O crédito consignado para a compra da casa própria só vai dar certo se o trabalhador mantiver o emprego. Ligar salário à prestação da casa própria já foi tentado no governo militar e deu num enorme esqueleto que foi enfrentado pelo governo passado: o FCVS.

Incentivo para chuveiro elétrico é uma contradição energética, porque, como se sabe, esse aparelho é um sorvedouro de energia. No apagão, era o vilão; agora passará a ser incentivado. Estão sendo desonerados produtos de acabamento, e não de início da construção, a maior necessidade dos mais pobres. E se a queda do imposto for para o cimento? Kauffmann também explicou o problema: isso sempre alimentou a autoconstrução, que não é a forma de fazer ordenamento urbano, nem de ter uma política habitacional sustentável.

A construção civil e o mercado imobiliário são fundamentais por vários motivos: aumentam a atividade econômica, criam emprego e aumentam a oferta de imóveis. Há, como se sabe, um crônico déficit na área. Pensar em medidas na construção residencial é algo sempre bem-vindo. Só pode ser enfrentado direito quando se resolvem dois outros problemas macroeconômicos: a inflação alta e os juros altos. A inflação, felizmente, vencemos, após duas décadas de luta insistente. Os juros, ainda não.

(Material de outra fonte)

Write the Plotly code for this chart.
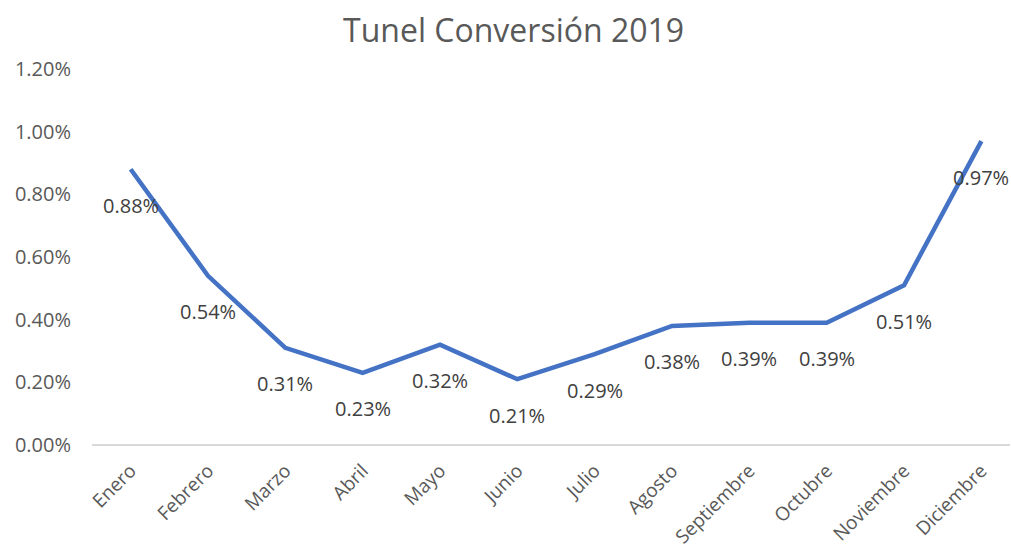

Enquanto os juros reais forem de dois dígitos no Brasil, não haverá milagre que torne baixo o custo do financiamento. O fim da TR não será uma exceção. Para que o crédito seja seguro para as três partes (comprador, vendedor e financiador), o país precisa ter juros normais. Eles estão caindo, mas ainda permanecem muito acima do necessário para o desenvolvimento de um mercado de crédito imobiliário no Brasil.

Fazer pacotes de afogadilho para alimentar a onda de apoio à reeleição é a pior forma de comandar os assuntos do Ministério da Fazenda, que tem a obrigação de ficar à parte da conjuntura eleitoral. As medidas na área habitacional não eram segredo para ninguém, estavam prontas há semanas, poderiam ter sido divulgadas na semana passada, junto com as medidas de redução do spread bancário. Não foram divulgadas porque estavam esperando a agenda do presidente Lula. Ele pessoalmente queria aparecer na foto.

Há uma característica curiosa nas medidas anunciadas este ano pelo governo. Elas parecem ser a favor dos menores, mas ajudam mesmo os maiores. O pacote agrícola, por exemplo, travestido de ajuda aos pequenos, cedeu a uma reivindicação que ajudou os grandes produtores de soja, como Cargill e Bunge. Isso, além de ser um socorro aos grandes, que estatizaram parte do prejuízo, pode acabar sendo o apoio a práticas condenáveis do ponto de vista ambiental. A produção de soja em área desmatada na Amazônia é, muitas vezes, financiada pelo crédito direto das grandes tradings.

No pacote para reduzir os spreads bancários, os mais felizes eram os próprios banqueiros. Eles deixarão de recolher cerca de R$850 milhões por ano para o Fundo Garantidor de Crédito, que protege o investidor em caso de quebra da instituição. O governo diz que o fundo já tinha fundos demais; no valor de R$9 bilhões. Pode ser mesmo que não seja necessário o recolhimento de recursos a esse fundo, mas o fato é que o pacote, que supostamente era para reduzir o lucro dos bancos, aliviou os banqueiros.

As medidas que o governo tem adotado são necessárias. Aumentar a competição entre os bancos e reduzir o spread bancário, estimular o mercado imobiliário são medidas necessárias ou inevitáveis, mas o problema é serem apresentadas assim, como panacéias em época eleitoral.